** Start of Dataset excerpt **

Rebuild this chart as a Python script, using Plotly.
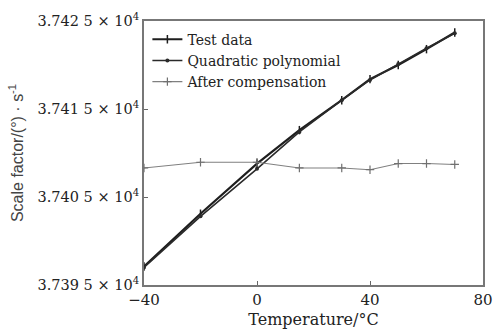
import plotly.graph_objects as go

# Temperature points (°C)
temperature = [-40, -20, 0, 15, 30, 40, 50, 60, 70]

# Scale factor values, (°)·s^-1
test_data = [37397.1, 37403.1, 37408.8, 37412.6, 37416.0, 37418.4, 37420.0, 37421.8, 37423.7]
quadratic_fit = [37397.0, 37402.8, 37408.2, 37412.4, 37416.0, 37418.3, 37420.1, 37421.9, 37423.6]
compensated = [37408.3, 37408.95, 37408.95, 37408.3, 37408.3, 37408.1, 37408.8, 37408.8, 37408.7]

y_tick_vals = [37395, 37405, 37415, 37425]
y_tick_text = ["3.739 5 × 10<sup>4</sup>", "3.740 5 × 10<sup>4</sup>",
               "3.741 5 × 10<sup>4</sup>", "3.742 5 × 10<sup>4</sup>"]
x_tick_vals = [-40, 0, 40, 80]

serif = "DejaVu Serif"

fig = go.Figure()
fig.add_trace(go.Scatter(
    x=temperature, y=test_data, name="Test data", mode="lines+markers",
    line=dict(color="#1e1e1e", width=2.2),
    marker=dict(symbol="line-ns", size=6, line=dict(color="#1e1e1e", width=1.5)),
))
fig.add_trace(go.Scatter(
    x=temperature, y=quadratic_fit, name="Quadratic polynomial", mode="lines+markers",
    line=dict(color="#2a2a2a", width=1.6),
    marker=dict(symbol="circle", size=4, color="#2a2a2a"),
))
fig.add_trace(go.Scatter(
    x=temperature, y=compensated, name="After compensation", mode="lines+markers",
    line=dict(color="#808080", width=1.1),
    marker=dict(symbol="cross-thin", size=6, line=dict(color="#707070", width=1.2)),
))

fig.update_layout(
    width=496, height=329,
    margin=dict(l=144, r=11, t=20, b=44),
    paper_bgcolor="white", plot_bgcolor="white",
    showlegend=True,
    legend=dict(
        x=0.01, y=0.99, xanchor="left", yanchor="top",
        bgcolor="rgba(0,0,0,0)", itemwidth=30, tracegroupgap=0,
        font=dict(family=serif, size=14, color="#222"),
    ),
    xaxis=dict(
        range=[-40, 80], tickvals=x_tick_vals, ticks="inside", ticklen=4,
        tickcolor="#666", showgrid=False, zeroline=False, automargin=False,
        showline=True, linecolor="#777", linewidth=2, mirror=True,
        tickfont=dict(family=serif, size=15, color="#222"),
        title=dict(text="Temperature/°C", standoff=7,
                   font=dict(family=serif, size=16, color="#222")),
    ),
    yaxis=dict(
        range=[37395, 37425], tickvals=y_tick_vals, ticktext=y_tick_text,
        ticks="inside", ticklen=4, tickcolor="#666",
        showgrid=False, zeroline=False,
        showline=True, linecolor="#777", linewidth=2, mirror=True,
        tickfont=dict(family=serif, size=14.5, color="#222"),
        title=dict(text="Scale factor/(°) · s<sup>-1</sup>", standoff=10,
                   font=dict(family="Liberation Sans", size=16, color="#444")),
    ),
)

fig.write_html("out.html")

** End of Dataset excerpt **

What you will do
Leave the pictures out and copy the rest of the data exactly.

Response for this exercise
Rebuild this chart as a Python script, using Plotly.
import plotly.graph_objects as go

# Temperature points (°C)
temperature = [-40, -20, 0, 15, 30, 40, 50, 60, 70]

# Scale factor values, (°)·s^-1
test_data = [37397.1, 37403.1, 37408.8, 37412.6, 37416.0, 37418.4, 37420.0, 37421.8, 37423.7]
quadratic_fit = [37397.0, 37402.8, 37408.2, 37412.4, 37416.0, 37418.3, 37420.1, 37421.9, 37423.6]
compensated = [37408.3, 37408.95, 37408.95, 37408.3, 37408.3, 37408.1, 37408.8, 37408.8, 37408.7]

y_tick_vals = [37395, 37405, 37415, 37425]
y_tick_text = ["3.739 5 × 10<sup>4</sup>", "3.740 5 × 10<sup>4</sup>",
               "3.741 5 × 10<sup>4</sup>", "3.742 5 × 10<sup>4</sup>"]
x_tick_vals = [-40, 0, 40, 80]

serif = "DejaVu Serif"

fig = go.Figure()
fig.add_trace(go.Scatter(
    x=temperature, y=test_data, name="Test data", mode="lines+markers",
    line=dict(color="#1e1e1e", width=2.2),
    marker=dict(symbol="line-ns", size=6, line=dict(color="#1e1e1e", width=1.5)),
))
fig.add_trace(go.Scatter(
    x=temperature, y=quadratic_fit, name="Quadratic polynomial", mode="lines+markers",
    line=dict(color="#2a2a2a", width=1.6),
    marker=dict(symbol="circle", size=4, color="#2a2a2a"),
))
fig.add_trace(go.Scatter(
    x=temperature, y=compensated, name="After compensation", mode="lines+markers",
    line=dict(color="#808080", width=1.1),
    marker=dict(symbol="cross-thin", size=6, line=dict(color="#707070", width=1.2)),
))

fig.update_layout(
    width=496, height=329,
    margin=dict(l=144, r=11, t=20, b=44),
    paper_bgcolor="white", plot_bgcolor="white",
    showlegend=True,
    legend=dict(
        x=0.01, y=0.99, xanchor="left", yanchor="top",
        bgcolor="rgba(0,0,0,0)", itemwidth=30, tracegroupgap=0,
        font=dict(family=serif, size=14, color="#222"),
    ),
    xaxis=dict(
        range=[-40, 80], tickvals=x_tick_vals, ticks="inside", ticklen=4,
        tickcolor="#666", showgrid=False, zeroline=False, automargin=False,
        showline=True, linecolor="#777", linewidth=2, mirror=True,
        tickfont=dict(family=serif, size=15, color="#222"),
        title=dict(text="Temperature/°C", standoff=7,
                   font=dict(family=serif, size=16, color="#222")),
    ),
    yaxis=dict(
        range=[37395, 37425], tickvals=y_tick_vals, ticktext=y_tick_text,
        ticks="inside", ticklen=4, tickcolor="#666",
        showgrid=False, zeroline=False,
        showline=True, linecolor="#777", linewidth=2, mirror=True,
        tickfont=dict(family=serif, size=14.5, color="#222"),
        title=dict(text="Scale factor/(°) · s<sup>-1</sup>", standoff=10,
                   font=dict(family="Liberation Sans", size=16, color="#444")),
    ),
)

fig.write_html("out.html")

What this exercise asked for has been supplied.